Yeah, I know you don’t want to go out when you’ve just lost a relationship. But try it anyway. Take baby steps. Get out of bed and sit on the couch and watch tv, yoru favorite movie or play an involving video game. Then the next day, go out to your front or backyard and find a place to sit and read a book or a comic or play on your iPad if you have one. Then the next day, get in your car and go somewhere. Get coffee, discover a new restaurant. Then when you’re up to it, go out with friends, talk to them on the phone, text them, or better yet, meet up with them. Hang out with friends or family, let them pamper you. You’ve just lost a boyfriend/girlfriend, they’ll most likely be sympathetic. Revel in that for a little while.

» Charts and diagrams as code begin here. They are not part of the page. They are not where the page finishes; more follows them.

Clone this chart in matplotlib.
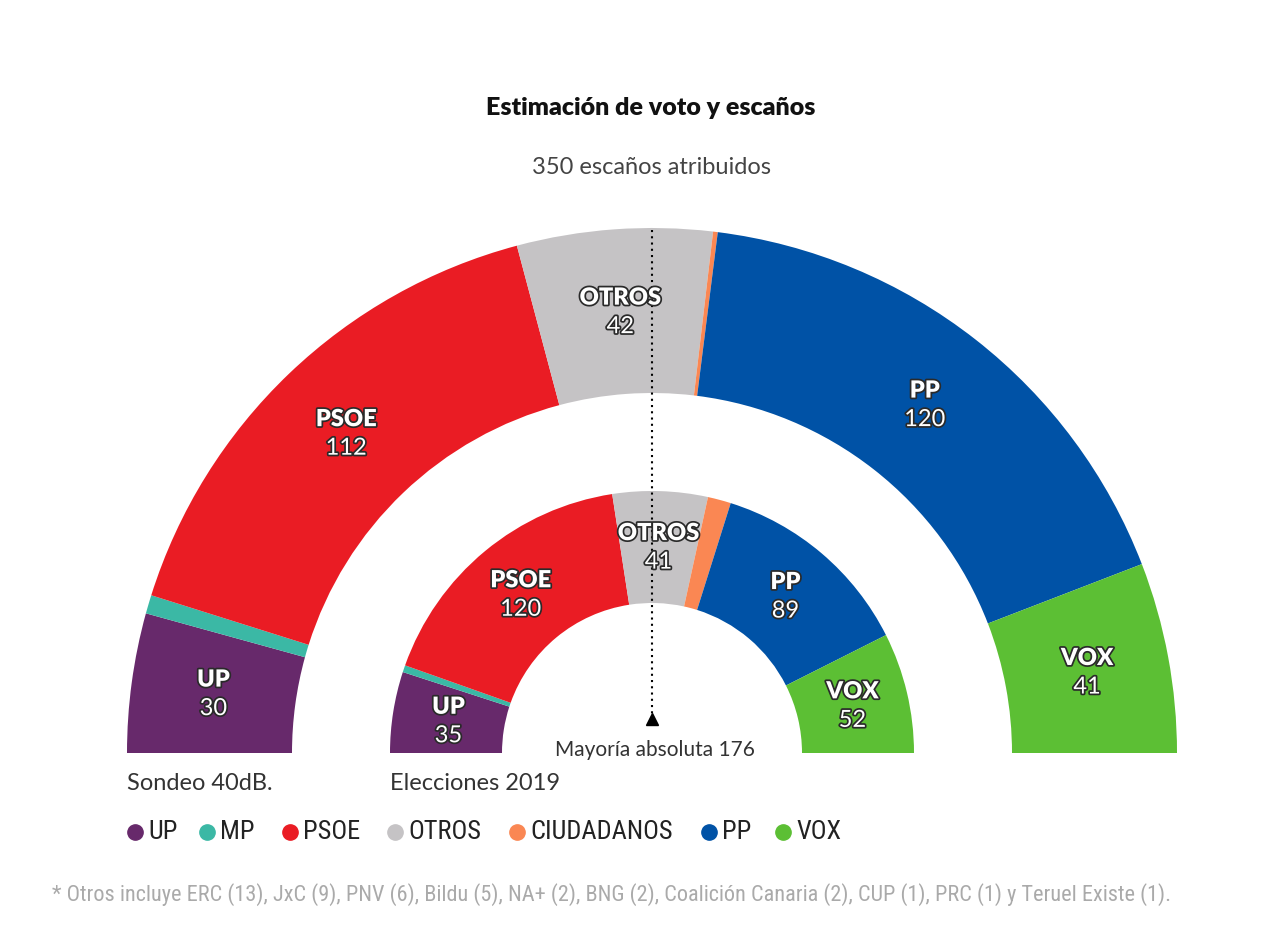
import matplotlib
matplotlib.use("Agg")
import matplotlib.pyplot as plt
from matplotlib.patches import Wedge
import matplotlib.patheffects as pe
from matplotlib import font_manager
import numpy as np

parties = ["UP", "MP", "PSOE", "OTROS", "CIUDADANOS", "PP", "VOX"]
colors = ["#67296b", "#3bb8a5", "#ea1c24", "#c5c3c5", "#fa8753", "#0052a6", "#5cbf34"]
sondeo_seats = [30, 4, 112, 42, 1, 120, 41]
elecciones_seats = [35, 3, 120, 41, 10, 89, 52]
labelled = ["UP", "PSOE", "OTROS", "PP", "VOX"]
total_seats = 350
title = "Estimación de voto y escaños"
subtitle = "350 escaños atribuidos"
footnote = ("* Otros incluye ERC (13), JxC (9), PNV (6), Bildu (5), NA+ (2), BNG (2), "
            "Coalición Canaria (2), CUP (1), PRC (1) y Teruel Existe (1).")

names = {f.name for f in font_manager.fontManager.ttflist}

def pick(*cands):
    for c in cands:
        if c in names:
            return c
    return "DejaVu Sans"

narrow = pick("Roboto Condensed", "Archivo Narrow", "PT Sans Narrow", "Liberation Sans Narrow")
main = pick("Lato")

fig = plt.figure(figsize=(12.8, 9.46), dpi=100)
ax = fig.add_axes([0, 0, 1, 1])
ax.set_xlim(0, 1280)
ax.set_ylim(0, 946)
ax.axis("off")

H = 946
cx, cy = 652, H - 753

def ring(seats, r_out, r_in, fs):
    start = 180.0
    for p, c, s in zip(parties, colors, seats):
        end = start - s * 180.0 / total_seats
        ax.add_patch(Wedge((cx, cy), r_out, end, start, width=r_out - r_in,
                           facecolor=c, edgecolor="none"))
        if p in labelled:
            mid = np.deg2rad((start + end) / 2)
            rm = (r_out + r_in) / 2
            x = cx + rm * np.cos(mid)
            y = cy + rm * np.sin(mid)
            stroke = [pe.withStroke(linewidth=2.5, foreground="#2a2a2a")]
            ax.text(x, y + 14, p, ha="center", va="center", color="white",
                    fontsize=fs, fontweight="heavy", family=main, path_effects=stroke)
            ax.text(x, y - 15, str(s), ha="center", va="center", color="white",
                    fontsize=fs, family=main, path_effects=stroke)
        start = end

ring(sondeo_seats, 525, 360, 17)
ring(elecciones_seats, 262, 150, 17)

# majority line
ax.plot([cx, cx], [H - 230, H - 715], color="black", linestyle=(0, (1, 2)), lw=1.5)
ax.plot([cx], [H - 719], marker="^", color="black", markersize=8)
ax.text(cx + 3, H - 750, "Mayoría absoluta 176", ha="center", va="center",
        fontsize=15, color="#333333", family=main)

# titles
ax.text(651, H - 108, title, ha="center", va="center",
        fontsize=18, fontweight="heavy", color="#111111", family=main)
ax.text(651, H - 168, subtitle, ha="center", va="center",
        fontsize=17, color="#444444", family=main)

ax.text(127, H - 783, "Sondeo 40dB.", ha="left", va="center", fontsize=17,
        color="#333333", family=main)
ax.text(390, H - 783, "Elecciones 2019", ha="left", va="center", fontsize=17,
        color="#333333", family=main)

# legend
leg_x = [135, 207, 290, 395, 517, 709, 783]
for x, p, c in zip(leg_x, parties, colors):
    ax.plot([x], [H - 832], marker="o", color=c, markersize=11)
    ax.text(x + 13, H - 832, p, ha="left", va="center", fontsize=19,
            color="#222222", family=narrow)

ax.text(52, H - 895, footnote,
        ha="left", va="center", fontsize=16, color="#aaaaaa", family=narrow)

fig.savefig("out.png", dpi=100, facecolor="white")
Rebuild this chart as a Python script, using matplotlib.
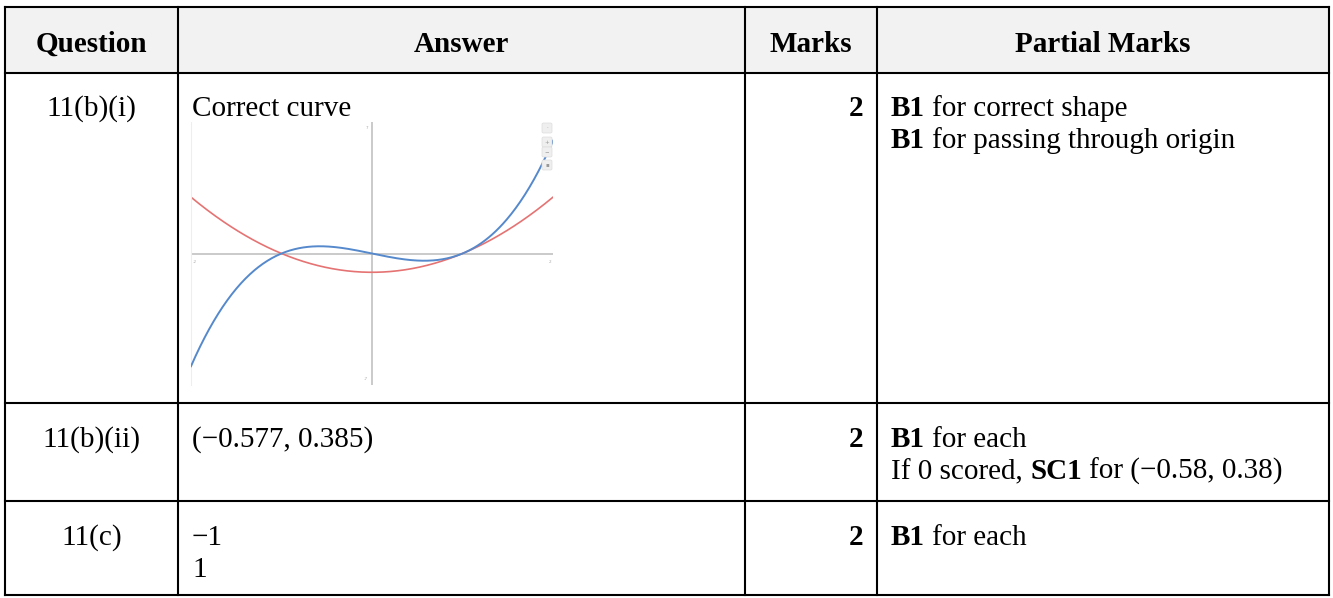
import numpy as np
import matplotlib.pyplot as plt
from matplotlib.patches import Rectangle, FancyBboxPatch

plt.rcParams['font.family'] = ['Liberation Serif', 'DejaVu Serif']

W, H = 1333, 598

headers = ['Question', 'Answer', 'Marks', 'Partial Marks']
questions = ['11(b)(i)', '11(b)(ii)', '11(c)']
answers = [['Correct curve'], ['(−0.577, 0.385)'], ['−1', '1']]
marks = ['2', '2', '2']
partials = [
    [[('B1', True), (' for correct shape', False)],
     [('B1', True), (' for passing through origin', False)]],
    [[('B1', True), (' for each', False)],
     [('If 0 scored,', False), (' SC1', True), (' for (−0.58, 0.38)', False)]],
    [[('B1', True), (' for each', False)]],
]

# sketch in the first answer cell: y = x^3 - x (blue) and y = x^2 - 1 (red)
cubic = [1, 0, -1, 0]
parabola = [1, 0, -1]
x_range = (-2, 2)
y_range = (-7, 7)

# layout in pixels (top-left origin)
col_x = [5, 178, 745, 877, 1329]
row_y = [7, 73, 403, 501, 595]
header_base = 52
row_base = [116, 447, 545]
line_gap = 32
pad = 14
fs = 21
space_w = 0.25 * fs * 100 / 72

fig = plt.figure(figsize=(W / 100, H / 100), dpi=100)
fig.patch.set_facecolor('white')

# the sketch graph
ax = fig.add_axes([191 / W, 1 - 385 / H, 362 / W, 263 / H])
ax.set_zorder(1)
ax.set_xlim(*x_range)
ax.set_ylim(*y_range)
for sp in ax.spines.values():
    sp.set_visible(False)
ax.spines['left'].set_visible(True)
ax.spines['left'].set_color('#eeeeee')
ax.set_xticks([])
ax.set_yticks([])
ax.axhline(0, color='#c6c6c6', lw=1.3, zorder=1)
ax.axvline(0, color='#c6c6c6', lw=1.3, zorder=1)
xs = np.linspace(x_range[0], x_range[1], 400)
ax.plot(xs, np.polyval(parabola, xs), color='#e57373', lw=1.2, zorder=2)
ax.plot(xs, np.polyval(cubic, xs), color='#5589cc', lw=1.4, zorder=3)
tick_kw = dict(fontsize=3, color='#aaaaaa', family='DejaVu Sans')
ax.text(x_range[0] + 0.02, -0.35, str(x_range[0]), va='top', **tick_kw)
ax.text(x_range[1] - 0.02, -0.35, str(x_range[1]), va='top', ha='right', **tick_kw)
ax.text(-0.04, y_range[1] - 0.2, str(y_range[1]), va='top', ha='right', **tick_kw)
ax.text(-0.04, y_range[0] + 0.2, str(y_range[0]), va='bottom', ha='right', **tick_kw)

# table drawn in pixel coordinates
bg = fig.add_axes([0, 0, 1, 1])
bg.set_zorder(2)
bg.set_xlim(0, W)
bg.set_ylim(H, 0)
bg.axis('off')

bg.add_patch(Rectangle((col_x[0], row_y[0]), col_x[-1] - col_x[0], row_y[1] - row_y[0],
                       facecolor='#f2f2f2', edgecolor='none', zorder=0))
for x in col_x:
    bg.plot([x, x], [row_y[0], row_y[-1]], color='black', lw=1.5,
            solid_capstyle='projecting', zorder=3)
for y in row_y:
    bg.plot([col_x[0], col_x[-1]], [y, y], color='black', lw=1.5,
            solid_capstyle='projecting', zorder=3)

# graph toolbar buttons
for ty, th in [(123, 10), (137, 10), (147, 10), (160, 10)]:
    bg.add_patch(FancyBboxPatch((542, ty), 10, th, boxstyle='round,pad=0,rounding_size=1.5',
                                facecolor='#efefef', edgecolor='#dddddd', lw=0.5, zorder=1))
for ty, s in [(128, '·'), (142, '+'), (152, '−'), (165, '▪')]:
    bg.text(547, ty, s, fontsize=4, color='#999999', ha='center', va='center',
            family='DejaVu Sans', zorder=2)

renderer = fig.canvas.get_renderer()


def rich(x, y, parts):
    # draw a line made of bold and regular pieces, one after another
    for s, b in parts:
        if s.startswith(' '):
            x += space_w
            s = s.lstrip(' ')
        t = bg.text(x, y, s, fontsize=fs, fontweight='bold' if b else 'normal',
                    ha='left', va='baseline', zorder=4)
        bb = t.get_window_extent(renderer=renderer)
        x = bg.transData.inverted().transform((bb.x1, bb.y0))[0]


for i, h in enumerate(headers):
    cx = (col_x[i] + col_x[i + 1]) / 2
    bg.text(cx, header_base, h, fontsize=fs, fontweight='bold', ha='center', va='baseline')

for r in range(len(questions)):
    base = row_base[r]
    bg.text((col_x[0] + col_x[1]) / 2, base, questions[r], fontsize=fs,
            ha='center', va='baseline')
    for k, line in enumerate(answers[r]):
        bg.text(col_x[1] + pad, base + k * line_gap, line, fontsize=fs,
                ha='left', va='baseline')
    bg.text(col_x[3] - pad, base, marks[r], fontsize=fs, fontweight='bold',
            ha='right', va='baseline')
    for k, parts in enumerate(partials[r]):
        rich(col_x[3] + pad, base + k * line_gap, parts)

fig.savefig('out.png', dpi=100, facecolor='white')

Time will pass, and you’ll notice it hurts less. Every day you go to work its easier to concentrate, to not get distracted by the loss. More time will pass and you think about it less. You stop begging them to come back and you can accept they’re not coming back. And as each new day comes and goes is a new day for you to grow and to become you again. And then…you’ll find a day when you’re happy. You’re laughing, you’re smiling, and the thought of your ex is much more distant. And finally, after months (yes it might take that long) you feel good, you’re fine being single, you’re doing things you love and you’re appreciating your friends and family more. And the last step, after how ever long it took you to get comfortable and after hopefully indulging in your singlehood, you find yourself ready to date again. If your’e in it you may be asking yourself, “Why would I want to date again?” Because we all move on, time heals wounds and you are capable of love. And you find yourself loving again.

So either you’re empowered right off the bat, or maybe you need time to find that power you need to move on, either way it happens. Just know that the world is not over, the world has not stopped turning, and life moves forward, and so will you. You might not see it now, but you will, and you’ll feel fantastic.